HB 1181, the Texas law at issue in the case, “simply requires adults to verify their age before they can access speech that is obscene to children,” Thomas wrote. Such a requirement “has only an incidental effect on protected speech,” he added.
Unsurprisingly, the FSC and other critics of the decision saw the things somewhat differently.
“This shocking decision goes far beyond adult content or adult websites,” said FSC Executive Director Alison Boden in response to the decision. “The Court has ignored the traditional protections of the First Amendment online and given states free reign to censor controversial content and ideas, so long as the goal is to protect children.”
Attorney Lawrence Walters of FirstAmendment.com told YNOT at the time that the “application of intermediate scrutiny to this type of law is an unfortunate development for the First Amendment, user privacy, and the adult industry.”
What Boden and Walters both know – and, for that matter, what Justice Thomas must know, as well – is the court’s decision will embolden governments at all levels, from local to national, to seek additional carve outs in First Amendment protections for speech they disfavor.
It’s not hard to imagine a legislature issuing a finding that, say, “extremist political propaganda” is also harmful to minors, then following that finding with a law requiring certain political discussions to take place behind an age verification wall.

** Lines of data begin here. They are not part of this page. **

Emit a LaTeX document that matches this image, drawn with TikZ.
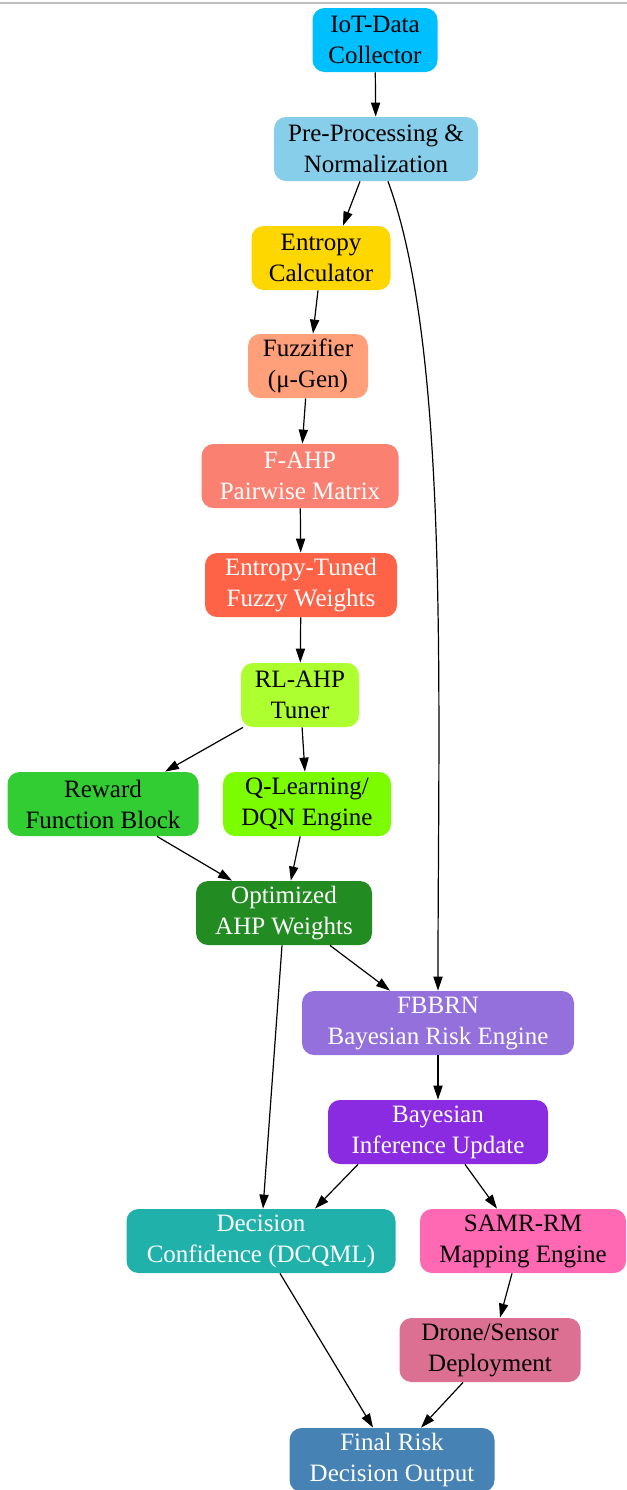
\documentclass[tikz,border=0pt]{standalone}
\usepackage{fontspec}
\setmainfont{Liberation Serif}
\usetikzlibrary{arrows.meta,calc}

\definecolor{cIot}{RGB}{0,191,255}
\definecolor{cPre}{RGB}{135,206,235}
\definecolor{cEnt}{RGB}{255,215,0}
\definecolor{cFuzz}{RGB}{255,160,122}
\definecolor{cFahp}{RGB}{250,128,114}
\definecolor{cEtw}{RGB}{255,99,71}
\definecolor{cRl}{RGB}{173,255,47}
\definecolor{cRew}{RGB}{50,205,50}
\definecolor{cQ}{RGB}{124,252,0}
\definecolor{cOpt}{RGB}{34,139,34}
\definecolor{cFbb}{RGB}{147,112,219}
\definecolor{cBay}{RGB}{138,43,226}
\definecolor{cDec}{RGB}{32,178,170}
\definecolor{cSamr}{RGB}{255,105,180}
\definecolor{cDrone}{RGB}{219,112,147}
\definecolor{cFinal}{RGB}{70,130,180}

\begin{document}
\begin{tikzpicture}
		[
		x=0.5pt, y=-0.5pt, font=\fontsize{12.5}{15.5}\selectfont,
		%Kasten und Pfeile
		box/.style={rounded corners=6pt, minimum height=32pt, inner sep=0pt, align=center},
		pfeil/.style={-{Triangle[length=7pt,width=4.6pt]}, line width=0.6pt}
		]
		
		%Rahmen
		\useasboundingbox (0,0) rectangle (627,1490);
		\draw [black!25, line width=1pt] (0,3) -- (627,3);
		
		%Kaesten
		\node [box, fill=cIot, minimum width=62.5pt] (iot) at (375,40) {IoT-Data\\Collector};
		\node [box, fill=cPre, minimum width=102pt] (pre) at (376,149) {Pre-Processing \&\\Normalization};
		\node [box, fill=cEnt, minimum width=69.5pt] (ent) at (321,258) {Entropy\\Calculator};
		\node [box, fill=cFuzz, minimum width=60pt] (fuzz) at (308,366) {Fuzzifier\\(μ-Gen)};
		\node [box, fill=cFahp, text=white, minimum width=98.5pt] (fahp) at (300,476) {F-AHP\\Pairwise Matrix};
		\node [box, fill=cEtw, text=white, minimum width=96pt] (etw) at (301,585) {Entropy-Tuned\\Fuzzy Weights};
		\node [box, fill=cRl, minimum width=59pt] (rl) at (300,695) {RL-AHP\\Tuner};
		\node [box, fill=cRew, minimum width=95.5pt] (rew) at (103,804) {Reward\\Function Block};
		\node [box, fill=cQ, minimum width=84pt] (ql) at (307,804) {Q-Learning/\\DQN Engine};
		\node [box, fill=cOpt, text=white, minimum width=88pt] (opt) at (284,913) {Optimized\\AHP Weights};
		\node [box, fill=cFbb, text=white, minimum width=136pt] (fbb) at (438,1023) {FBBRN\\Bayesian Risk Engine};
		\node [box, fill=cBay, text=white, minimum width=110pt] (bay) at (438,1132) {Bayesian\\Inference Update};
		\node [box, fill=cDec, text=white, minimum width=134.5pt] (dec) at (261,1241) {Decision\\Confidence (DCQML)};
		\node [box, fill=cSamr, minimum width=103pt] (samr) at (523,1241) {SAMR-RM\\Mapping Engine};
		\node [box, fill=cDrone, minimum width=90.5pt] (drone) at (490,1350) {Drone/Sensor\\Deployment};
		\node [box, fill=cFinal, text=white, minimum width=102.5pt] (fin) at (392,1460) {Final Risk\\Decision Output};
		
		%gerade Pfeile
		\foreach \a/\b in {iot/pre, fuzz/fahp, fahp/etw, etw/rl, rl/ql, ql/opt, fbb/bay}
		\draw [pfeil] (\a) -- (\b);
		
		%schraege Pfeile
		\draw [pfeil] ($(pre.south)+(-16,0)$) -- ($(ent.north)+(22,0)$);
		\draw [pfeil] ($(ent.south)+(-3,0)$) -- ($(fuzz.north)+(5,0)$);
		\draw [pfeil] ($(rl.south)+(-57,0)$) -- ($(rew.north)+(62,0)$);
		\draw [pfeil] ($(rew.south)+(54,0)$) -- ($(opt.north)+(-52,0)$);
		\draw [pfeil] ($(opt.south)+(46,0)$) -- ($(fbb.north)+(-48,0)$);
		\draw [pfeil] ($(opt.south)+(-2,0)$) -- ($(dec.north)+(2,0)$);
		\draw [pfeil] ($(bay.south)+(-80,0)$) -- ($(dec.north)+(54,0)$);
		\draw [pfeil] ($(bay.south)+(27,0)$) -- ($(samr.north)+(-26,0)$);
		\draw [pfeil] ($(samr.south)+(-11,0)$) -- ($(drone.north)+(10,0)$);
		\draw [pfeil] ($(dec.south)+(19,0)$) -- ($(fin.north)+(-19,0)$);
		\draw [pfeil] ($(drone.south)+(-27,0)$) -- ($(fin.north)+(29,0)$);
		
		%Bogen zum Risiko-Block
		\draw [pfeil] ($(pre.south)+(12,0)$) .. controls (450,350) and (438,700) .. (fbb.north);
	\end{tikzpicture}
\end{document}
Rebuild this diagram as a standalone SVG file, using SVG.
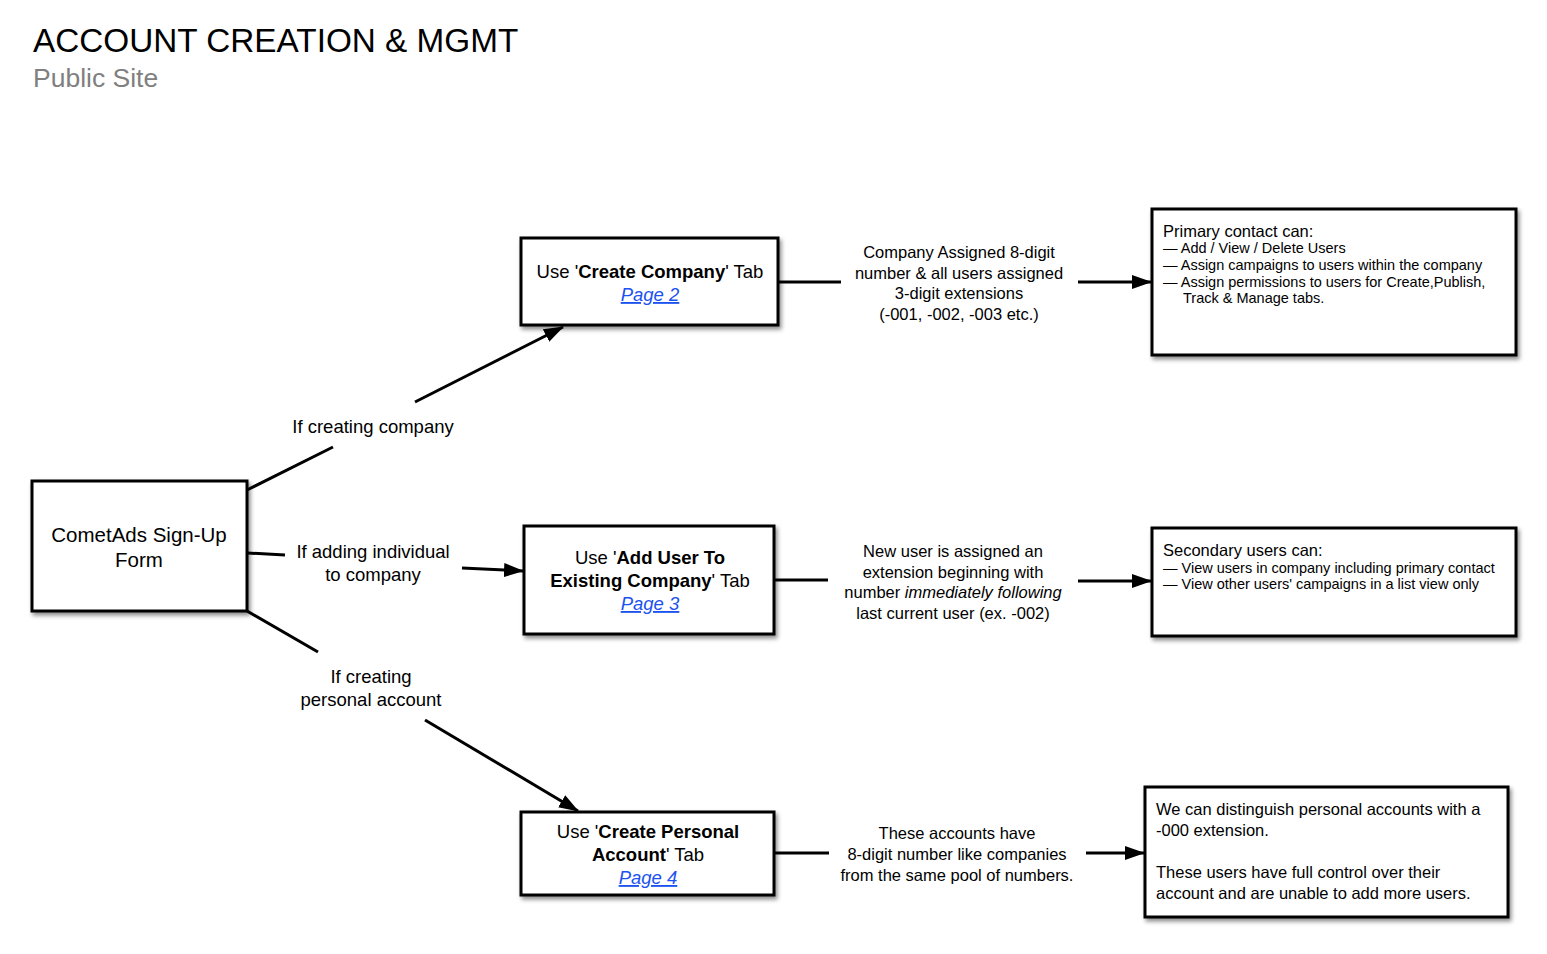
<svg xmlns="http://www.w3.org/2000/svg" width="1547" height="954" viewBox="0 0 1547 954">
<style>
text{font-family:"Liberation Sans",Arial,sans-serif;fill:#000}
.box{fill:#fff;stroke:#000;stroke-width:3;filter:url(#sh)}
.c{stroke:#000;stroke-width:3;fill:none}
.a{marker-end:url(#ah)}
.t18{font-size:18.5px;text-anchor:middle}
.t20{font-size:20.5px;text-anchor:middle}
.t16m{font-size:16.5px;text-anchor:middle}
.t16{font-size:16.5px}
.t14{font-size:14.5px}
.lnk{fill:#1c52f0;font-style:italic;text-decoration:underline}
</style>
<defs>
<filter id="sh" x="-10%" y="-10%" width="130%" height="130%">
<feDropShadow dx="2" dy="3" stdDeviation="2" flood-color="#000" flood-opacity="0.45"/>
</filter>
<marker id="ah" markerWidth="20" markerHeight="14" refX="19" refY="7" orient="auto" markerUnits="userSpaceOnUse">
<path d="M0,0 L20,7 L0,14 Z" fill="#000"/>
</marker>
</defs>

<text x="33" y="52" style="font-size:33.3px">ACCOUNT CREATION &amp; MGMT</text>
<text x="33" y="87" style="font-size:26.5px;fill:#808080">Public Site</text>

<g id="connectors">
<line class="c" x1="247" y1="490" x2="333" y2="447"/>
<line class="c a" x1="415" y1="402" x2="563" y2="327"/>
<text class="t18" x="373" y="433">If creating company</text>
<line class="c" x1="247" y1="553" x2="285" y2="555"/>
<line class="c a" x1="462" y1="568" x2="523" y2="571"/>
<text class="t18" x="373" y="558">If adding individual</text>
<text class="t18" x="373" y="581">to company</text>
<line class="c" x1="247" y1="611" x2="318" y2="652"/>
<line class="c a" x1="425" y1="720" x2="578" y2="811"/>
<text class="t18" x="371" y="683">If creating</text>
<text class="t18" x="371" y="706">personal account</text>

<line class="c" x1="778" y1="282" x2="841" y2="282"/>
<line class="c a" x1="1078" y1="282" x2="1151" y2="282"/>
<text class="t16m" x="959" y="258">Company Assigned 8-digit</text>
<text class="t16m" x="959" y="279">number &amp; all users assigned</text>
<text class="t16m" x="959" y="299">3-digit extensions</text>
<text class="t16m" x="959" y="320">(-001, -002, -003 etc.)</text>

<line class="c" x1="774" y1="580" x2="828" y2="580"/>
<line class="c a" x1="1078" y1="581" x2="1151" y2="581"/>
<text class="t16m" x="953" y="557">New user is assigned an</text>
<text class="t16m" x="953" y="578">extension beginning with</text>
<text class="t16m" x="953" y="598">number <tspan font-style="italic">immediately following</tspan></text>
<text class="t16m" x="953" y="619">last current user (ex. -002)</text>

<line class="c" x1="774" y1="853" x2="829" y2="853"/>
<line class="c a" x1="1086" y1="853" x2="1144" y2="853"/>
<text class="t16m" x="957" y="839">These accounts have</text>
<text class="t16m" x="957" y="860">8-digit number like companies</text>
<text class="t16m" x="957" y="881">from the same pool of numbers.</text>
</g>

<g id="signup">
<rect class="box" x="32" y="481" width="215" height="130"/>
<text class="t20" x="139" y="542">CometAds Sign-Up</text>
<text class="t20" x="139" y="567">Form</text>
</g>

<g id="create-company">
<rect class="box" x="521" y="238" width="257" height="87"/>
<text class="t18" x="650" y="278">Use '<tspan font-weight="bold">Create Company</tspan>' Tab</text>
<text class="t18 lnk" x="650" y="301">Page 2</text>
</g>

<g id="add-user">
<rect class="box" x="524" y="526" width="250" height="108"/>
<text class="t18" x="650" y="564">Use '<tspan font-weight="bold">Add User To</tspan></text>
<text class="t18" x="650" y="587"><tspan font-weight="bold">Existing Company</tspan>' Tab</text>
<text class="t18 lnk" x="650" y="610">Page 3</text>
</g>

<g id="create-personal">
<rect class="box" x="521" y="812" width="253" height="83"/>
<text class="t18" x="648" y="838">Use '<tspan font-weight="bold">Create Personal</tspan></text>
<text class="t18" x="648" y="861"><tspan font-weight="bold">Account</tspan>' Tab</text>
<text class="t18 lnk" x="648" y="884">Page 4</text>
</g>

<g id="primary">
<rect class="box" x="1152" y="209" width="364" height="146"/>
<text class="t16" x="1163" y="237">Primary contact can:</text>
<text class="t14" x="1163" y="253">— Add / View / Delete Users</text>
<text class="t14" x="1163" y="270">— Assign campaigns to users within the company</text>
<text class="t14" x="1163" y="287">— Assign permissions to users for Create,Publish,</text>
<text class="t14" x="1183" y="303">Track &amp; Manage tabs.</text>
</g>

<g id="secondary">
<rect class="box" x="1152" y="528" width="364" height="108"/>
<text class="t16" x="1163" y="556">Secondary users can:</text>
<text class="t14" x="1163" y="573">— View users in company including primary contact</text>
<text class="t14" x="1163" y="589">— View other users' campaigns in a list view only</text>
</g>

<g id="personal-info">
<rect class="box" x="1145" y="787" width="363" height="130"/>
<text class="t16" x="1156" y="815">We can distinguish personal accounts with a</text>
<text class="t16" x="1156" y="836">-000 extension.</text>
<text class="t16" x="1156" y="878">These users have full control over their</text>
<text class="t16" x="1156" y="899">account and are unable to add more users.</text>
</g>
</svg>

Would such a law still be unconstitutional, even after the Supreme Court’s finding in Paxton? My reflexive answer is yes, of course it would be, because political speech is ‘more protected’ (for lack of a better way to put it) than sexually explicit expression and there is no precedent on which a government could rely to argue any manner of political speech is harmful to minors.
The problem is, I’m starting to wonder whether this Supreme Court is conservative enough in the legal sense of the term “conservative” to overcome its political conservatism, with respect to the value of precedent. A legally conservative court typically views stare decisis as dispositive. At their confirmation hearings, several conservative members of the current Supreme Court invoked the principle of stare decisis in response to questions about whether they would overturn the precedent set in Roe v. Wade – and yet, we all know how that turned out.
It doesn’t take much imagination to picture the current court deciding that because the Constitution makes no explicit reference to some manner of expression or another, it can be deemed outside the bounds of First Amendment protection, unless right to express ourselves in such a fashion is “deeply rooted in this Nation’s history and tradition.”
To be clear, I’m not worried about the Court subjecting any form of political speech to age verification or some other form of restriction. But I am a bit worried that, given the opportunity, the Court might eventually conclude, using Dobbs-like reasoning, that pornography enjoys no First Amendment protection at all.
I’ve been a part of this industry for nearly 30 years now. Not once in all the years leading up to the Paxton decision have I believed for one second porn could be banned by the government. But now…? Let’s just say I’m a lot less sanguine on this point than I was 30 days ago.